Baroness menyimpulkan dengan menekankan perlunya kerangka regulasi berbasis kepercayaan. "Segala sesuatu yang kita lakukan tentang kerangka regulasi yang diusulkan harus didasarkan pada kepercayaan dan keyakinan. Itu sudah seharusnya, dan saya pikir di situlah letak masalahnya."
Dia menyerukan untuk menetapkan standar yang melindungi hak individu sambil memungkinkan inovasi teknologi. "Jika kita akan memiliki ID digital, kita harus memiliki warisan kepercayaan dan keyakinan dan kemudian memastikan bahwa kerangka tersebut cukup fleksibel untuk orang-orang datang dan bekerja sama dengan kita."

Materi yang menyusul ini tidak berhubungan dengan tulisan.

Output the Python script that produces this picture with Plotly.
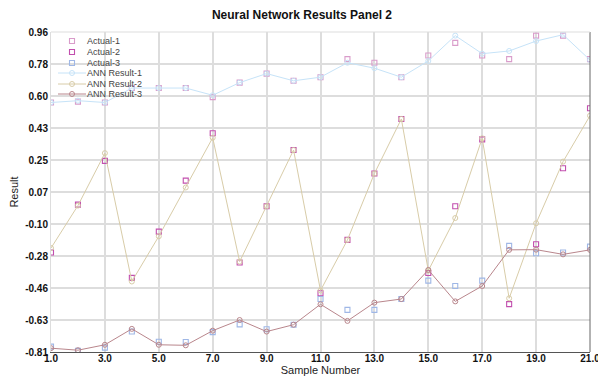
import plotly.graph_objects as go

samples = list(range(1, 22))

ann1 = [0.57, 0.58, 0.57, 0.65, 0.65, 0.65, 0.61, 0.68, 0.73, 0.69, 0.71,
        0.79, 0.76, 0.71, 0.80, 0.94, 0.84, 0.855, 0.91, 0.945, 0.805]
act1 = [0.57, 0.575, 0.57, 0.65, 0.65, 0.65, 0.60, 0.68, 0.73, 0.69, 0.71,
        0.81, 0.79, 0.71, 0.83, 0.90, 0.83, 0.81, 0.94, 0.94, 0.81]

ann2 = [-0.235, 0.0, 0.29, -0.42, -0.17, 0.10, 0.375, -0.31, -0.004, 0.307, -0.47,
        -0.19, 0.177, 0.479, -0.36, -0.069, 0.372, -0.513, -0.098, 0.243, 0.497]
act2 = [-0.26, 0.005, 0.247, -0.40, -0.144, 0.138, 0.40, -0.315, -0.004, 0.307, -0.485,
        -0.19, 0.177, 0.479, -0.373, -0.004, 0.366, -0.545, -0.214, 0.206, 0.538]

ann3 = [-0.789, -0.80, -0.77, -0.682, -0.77, -0.773, -0.692, -0.633, -0.697, -0.659, -0.546,
        -0.638, -0.537, -0.517, -0.356, -0.53, -0.445, -0.245, -0.244, -0.27, -0.245]
act3 = [-0.78, -0.804, -0.786, -0.697, -0.753, -0.755, -0.70, -0.657, -0.684, -0.659, -0.517,
        -0.577, -0.577, -0.517, -0.415, -0.445, -0.415, -0.223, -0.264, -0.26, -0.227]

y_ticks = [-0.81, -0.633, -0.456, -0.279, -0.102, 0.075, 0.252, 0.429, 0.606, 0.783, 0.96]
y_labels = ["-0.81", "-0.63", "-0.46", "-0.28", "-0.10", "0.07", "0.25", "0.43", "0.60", "0.78", "0.96"]
x_ticks = [1, 3, 5, 7, 9, 11, 13, 15, 17, 19, 21]
x_labels = ["1.0", "3.0", "5.0", "7.0", "9.0", "11.0", "13.0", "15.0", "17.0", "19.0", "21.0"]

c_act1 = "#d99cca"
c_act2 = "#c24fae"
c_act3 = "#9fb7e6"
c_ann1 = "#c6e3f8"
c_ann2 = "#d8cca8"
c_ann3 = "#b9868c"

actual_series = [("Actual-1", act1, c_act1), ("Actual-2", act2, c_act2), ("Actual-3", act3, c_act3)]
ann_series = [("ANN Result-1", ann1, c_ann1), ("ANN Result-2", ann2, c_ann2), ("ANN Result-3", ann3, c_ann3)]

fig = go.Figure()
for name, vals, col in actual_series:
    fig.add_trace(go.Scatter(x=samples, y=vals, name=name, mode="markers", showlegend=False,
                             marker=dict(symbol="square-open", size=5, color=col, line=dict(width=1.1))))
for name, vals, col in ann_series:
    fig.add_trace(go.Scatter(x=samples, y=vals, name=name, mode="lines+markers", showlegend=False,
                             line=dict(color=col, width=1.0),
                             marker=dict(symbol="circle-open", size=5, color=col, line=dict(width=1.0))))

# compact legend (top-left inside plot area)
plot_top, plot_h, plot_left, plot_w = 32, 320, 51, 539
row_px = [41, 52, 63, 73, 84, 94]
annotations = []
shapes = []
entries = [(n, c, "square") for n, _, c in actual_series] + [(n, c, "line") for n, _, c in ann_series]
for (name, col, kind), py in zip(entries, row_px):
    yp = 1 - (py - plot_top) / plot_h
    xm = (72 - plot_left) / plot_w
    annotations.append(dict(text=name, xref="paper", yref="paper", x=(85 - plot_left) / plot_w, y=yp,
                            xanchor="left", yanchor="middle", showarrow=False,
                            font=dict(size=9, color="#444")))
    if kind == "square":
        shapes.append(dict(type="rect", xref="paper", yref="paper", xsizemode="pixel", ysizemode="pixel",
                           xanchor=xm, yanchor=yp, x0=-2.5, x1=2.5, y0=-2.5, y1=2.5,
                           line=dict(color=col, width=1.1)))
    else:
        shapes.append(dict(type="line", xref="paper", yref="paper",
                           x0=(58 - plot_left) / plot_w, x1=(86 - plot_left) / plot_w, y0=yp, y1=yp,
                           line=dict(color=col, width=1.0)))
        shapes.append(dict(type="circle", xref="paper", yref="paper", xsizemode="pixel", ysizemode="pixel",
                           xanchor=xm, yanchor=yp, x0=-2.5, x1=2.5, y0=-2.5, y1=2.5,
                           line=dict(color=col, width=1.0)))

shapes.append(dict(type="line", xref="paper", yref="paper", x0=1, x1=1, y0=0, y1=1,
                   line=dict(color="#666", width=1)))
shapes.append(dict(type="line", xref="paper", yref="paper", x0=0, x1=1, y0=1, y1=1,
                   line=dict(color="#dddddd", width=1)))

fig.update_layout(
    width=598, height=376,
    margin=dict(l=51, r=8, t=32, b=24),
    paper_bgcolor="white", plot_bgcolor="white",
    font=dict(family="Liberation Sans, Arial", color="#222"),
    title=dict(text="<b>Neural Network Results Panel 2</b>", x=0.505, xanchor="center",
               y=1 - 15 / 376, yanchor="middle", yref="container",
               font=dict(size=12, color="#111")),
    showlegend=False,
    xaxis=dict(range=[1, 21], tickvals=x_ticks, ticktext=x_labels,
               showgrid=True, gridcolor="#dddddd", gridwidth=1.5,
               showline=True, linecolor="#555", linewidth=1, zeroline=False,
               tickfont=dict(size=10, color="#111", weight="bold"), ticks="",
               ticklabeloverflow="allow", ticklabelstandoff=-3,
               title=dict(text="Sample Number", font=dict(size=11, color="#222"), standoff=0),
               automargin=False),
    yaxis=dict(range=[-0.81, 0.96], tickvals=y_ticks, ticktext=y_labels,
               showgrid=True, gridcolor="#dddddd", gridwidth=1.5,
               showline=True, linecolor="#dddddd", linewidth=1, zeroline=False,
               tickfont=dict(size=10, color="#111", weight="bold"), ticks="",
               ticklabeloverflow="allow",
               title=dict(text="Result", font=dict(size=11, color="#222"), standoff=4),
               automargin=False),
    annotations=annotations,
    shapes=shapes,
)

fig.write_html("out.html", config={"displayModeBar": False},
               post_script="document.body.style.margin='0';document.body.style.overflow='hidden';")
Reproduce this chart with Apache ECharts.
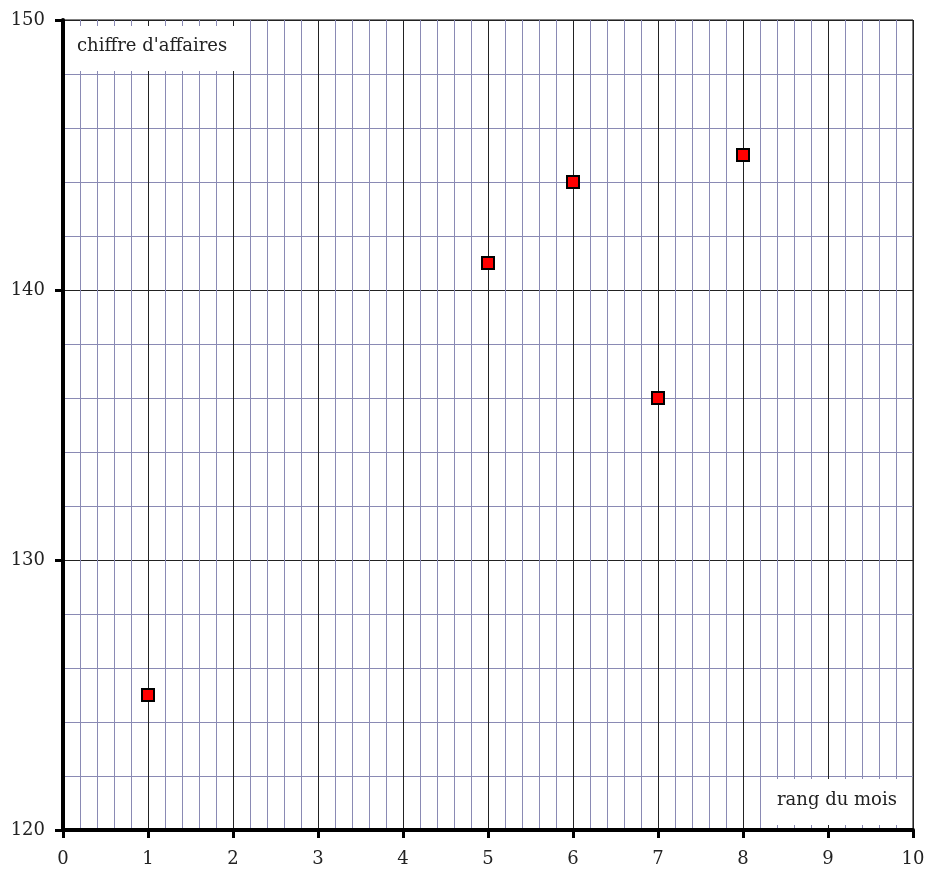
<!DOCTYPE html>
<html><head><meta charset="utf-8">
<script src="https://cdn.jsdelivr.net/npm/echarts@6/dist/echarts.min.js"></script>
<style>html,body{margin:0;padding:0;background:#fff}#c{width:928px;height:872px}</style>
</head><body><div id="c"></div>
<script>
const monthRank = [1, 5, 6, 7, 8];
const revenue = [125, 141, 144, 136, 145];
const xTicks = [0,1,2,3,4,5,6,7,8,9,10];
const yTicks = [120,130,140,150];
const xTitle = "rang du mois";
const yTitle = "chiffre d'affaires";

const font = "'DejaVu Serif', 'Liberation Serif', serif";
const chart = echarts.init(document.getElementById('c'));
chart.setOption({
  animation: false,
  backgroundColor: '#fff',
  grid: {left: 63, top: 20, right: 15, bottom: 42, show: true, borderColor: '#000', borderWidth: 1},
  graphic: [
    {type: 'rect', left: 66, top: 26, z: 100, shape: {width: 172, height: 45}, style: {fill: '#fff'}},
    {type: 'text', left: 77, top: 37, z: 101, style: {text: yTitle, font: "18px 'DejaVu Serif'", fill: '#222'}},
    {type: 'rect', left: 765, top: 779, z: 100, shape: {width: 146, height: 46}, style: {fill: '#fff'}},
    {type: 'text', left: 777, top: 791, z: 101, style: {text: xTitle, font: "18px 'DejaVu Serif'", fill: '#222'}}
  ],
  xAxis: {
    type: 'value', min: xTicks[0], max: xTicks[xTicks.length-1], interval: 1,
    axisLine: {show: true, onZero: false, lineStyle: {color: '#000', width: 4}},
    axisTick: {show: true, length: 8, lineStyle: {color: '#000', width: 3}},
    axisLabel: {margin: 20, fontFamily: font, fontSize: 18, color: '#222'},
    splitLine: {show: true, lineStyle: {color: '#222', width: 1}},
    minorTick: {show: false, splitNumber: 5},
    minorSplitLine: {show: true, lineStyle: {color: '#8a8ab4', width: 1}}
  },
  yAxis: {
    type: 'value', min: yTicks[0], max: yTicks[yTicks.length-1], interval: 10,
    axisLine: {show: true, onZero: false, lineStyle: {color: '#000', width: 4}},
    axisTick: {show: true, length: 8, lineStyle: {color: '#000', width: 3}},
    axisLabel: {margin: 18, fontFamily: font, fontSize: 18, color: '#222'},
    splitLine: {show: true, lineStyle: {color: '#222', width: 1}},
    minorTick: {show: false, splitNumber: 5},
    minorSplitLine: {show: true, lineStyle: {color: '#8a8ab4', width: 1}}
  },
  series: [{
    type: 'scatter', symbol: 'rect', symbolSize: 12, z: 10,
    itemStyle: {color: '#ff0000', borderColor: '#000', borderWidth: 2, opacity: 1},
    data: monthRank.map((x, i) => [x, revenue[i]])
  }]
});
</script></body></html>
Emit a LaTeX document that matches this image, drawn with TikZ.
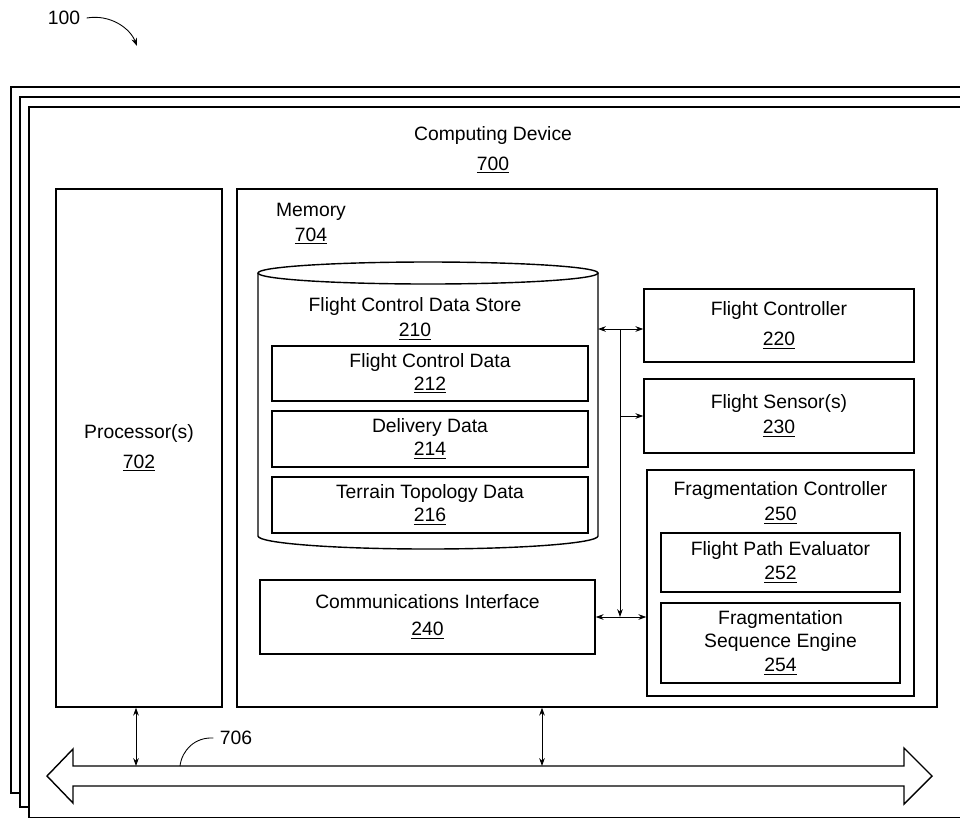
\documentclass[tikz,border=0pt]{standalone}
\usepackage{fontspec}
\setmainfont{Liberation Sans}
\usetikzlibrary{arrows.meta}
\begin{document}
\begin{tikzpicture}[
        x=0.02cm, y=-0.02cm,
        line width=0.8pt,
        txt/.style={align=center, font=\fontsize{11}{13}\selectfont},
        box/.style 2 args={draw, txt, inner sep=0pt, minimum width=#1*0.02cm, minimum height=#2*0.02cm},
        sheet/.style={draw, fill=white},
        tip/.style={line width=0.5pt, -{Stealth[length=4.5pt,width=3.2pt]}},
        link/.style={line width=0.5pt, {Stealth[length=4.5pt,width=3.2pt]}-{Stealth[length=4.5pt,width=3.2pt]}}
    ]
    \clip (0,0) rectangle (960,819);

    \draw[sheet] (11,87) rectangle (1000,793);
    \draw[sheet] (20,97) rectangle (1000,807);
    \draw[sheet] (29,107) rectangle (1000,817.5);

    \node[txt] (ref100) at (64,18) {100};
    \draw[tip] (ref100.east) .. controls (110,14) and (130,28) .. (137,46);

    \node[txt] (devlbl) at (493,150) {Computing Device\\[4pt]\underline{700}};

    \node[box={166}{518}] (proc) at (139,448) {Processor(s)\\[4pt]\underline{702}};
    \node[box={700}{518}] (mem) at (587,448) {};
    \node[txt] (memlbl) at (311,224) {Memory\\[1pt]\underline{704}};

    \draw (258,273) -- (258,536) arc[start angle=180, end angle=0, x radius=170, y radius=13] -- (598,273);
    \draw (428,273) ellipse[x radius=170, y radius=11];
    \node[txt] (storelbl) at (415,319) {Flight Control Data Store\\[1pt]\underline{210}};
    \node[box={316}{55}] (fcdata) at (430,373.5) {Flight Control Data\\\underline{212}};
    \node[box={316}{56}] (deliv) at (430,439) {Delivery Data\\\underline{214}};
    \node[box={316}{56}] (terrain) at (430,505) {Terrain Topology Data\\\underline{216}};

    \node[box={335}{74}] (comm) at (427.5,617) {Communications Interface\\[2pt]\underline{240}};

    \node[box={270}{73}] (fctrl) at (779,325.5) {Flight Controller\\[4pt]\underline{220}};
    \node[box={270}{74}] (fsens) at (779,416) {Flight Sensor(s)\\[1pt]\underline{230}};
    \node[box={267}{226}] (frag) at (780.5,583) {};
    \node[txt] (fraglbl) at (780.5,503) {Fragmentation Controller\\[1pt]\underline{250}};
    \node[box={239}{59}] (fpe) at (780.5,562.5) {Flight Path Evaluator\\[1pt]\underline{252}};
    \node[box={239}{80}] (fse) at (780.5,643) {Fragmentation\\Sequence Engine\\[1pt]\underline{254}};

    \coordinate (storeR) at (598,329);
    \coordinate (junc) at (620,329);
    \coordinate (juncB) at (620,617);
    \draw[link] (storeR) -- (storeR -| fctrl.west);
    \draw[tip] (junc) -- (juncB);
    \draw[tip] (junc |- fsens.west) -- (fsens.west);
    \draw[link] (comm.east) -- (comm.east -| frag.west);

    \draw[fill=white] (47,776) -- (73,749) -- (73,766) -- (904,766) -- (904,748) -- (932,776)
        -- (904,804) -- (904,786) -- (73,786) -- (73,803) -- cycle;
    \coordinate (busP) at (136,766);
    \coordinate (busM) at (542,766);
    \draw[link] (busP |- proc.south) -- (busP);
    \draw[link] (busM |- mem.south) -- (busM);

    \node[txt] (ref706) at (236,738) {706};
    \draw[line width=0.5pt] (ref706.west) .. controls (195,737) and (182,750) .. (180,766);
\end{tikzpicture}
\end{document}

Baroness Uddin menyatakan bahwa reputasi regulasi Inggris dapat menetapkan tolok ukur global jika kedaulatan data diprioritaskan.
"Saya pikir kita dapat menetapkan tolok ukur yang hebat bagi yang lain untuk diikuti, termasuk AS. Saya pikir kita memiliki jumlah kredibilitas yang cukup dan banyak institusi lahir dari Inggris yang sekarang beroperasi di Dubai dan Singapura dan AS," katanya.